Meekrap is een echt exportproduct. Zo is in de
17e eeuw het overgrote deel van de Zeeuwse meekrap bestemd voor de Britse textielindustrie. De rode jas van het Britse legeruniform wordt geverfd met meekrap. Het zijn dezelfde redcoats die in 1809 korte tijd delen van Zeeland bezetten in een poging controle te krijgen over Antwerpen.
Oranje-blanje-bleu zijn de oorspronkelijke kleuren van de Nederlandse vlag. Het oranje uit de vlag bestaat uit een mengsel van meekraprood en gele verfstof van de plant wouw. Het geel verbleekt onder invloed van zonlicht, waardoor de oranjerode baan steeds moet worden bijgekleurd. Op een dag is besloten om dit bijkleuren achterwege te laten en wordt de Nederlandse vlag rood-wit-blauw.
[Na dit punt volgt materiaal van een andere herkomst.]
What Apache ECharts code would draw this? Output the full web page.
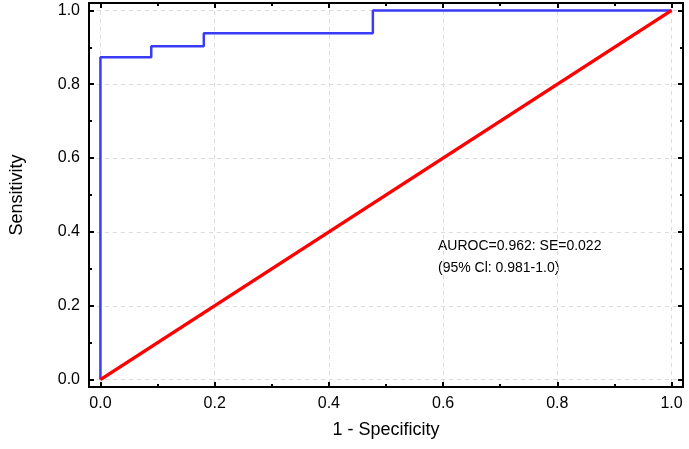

In 1868 wordt een synthetisch, en goedkoper, alternatief voor de kleurstof gevonden. Dit luidt het einde in van de grootschalige meekrapteelt. De laatste decennia is er echter weer meer belangstelling voor de natuurlijke kleurstof en gebruiken sommige modeontwerpers meekrap weer als verfstof voor hun kledingstukken.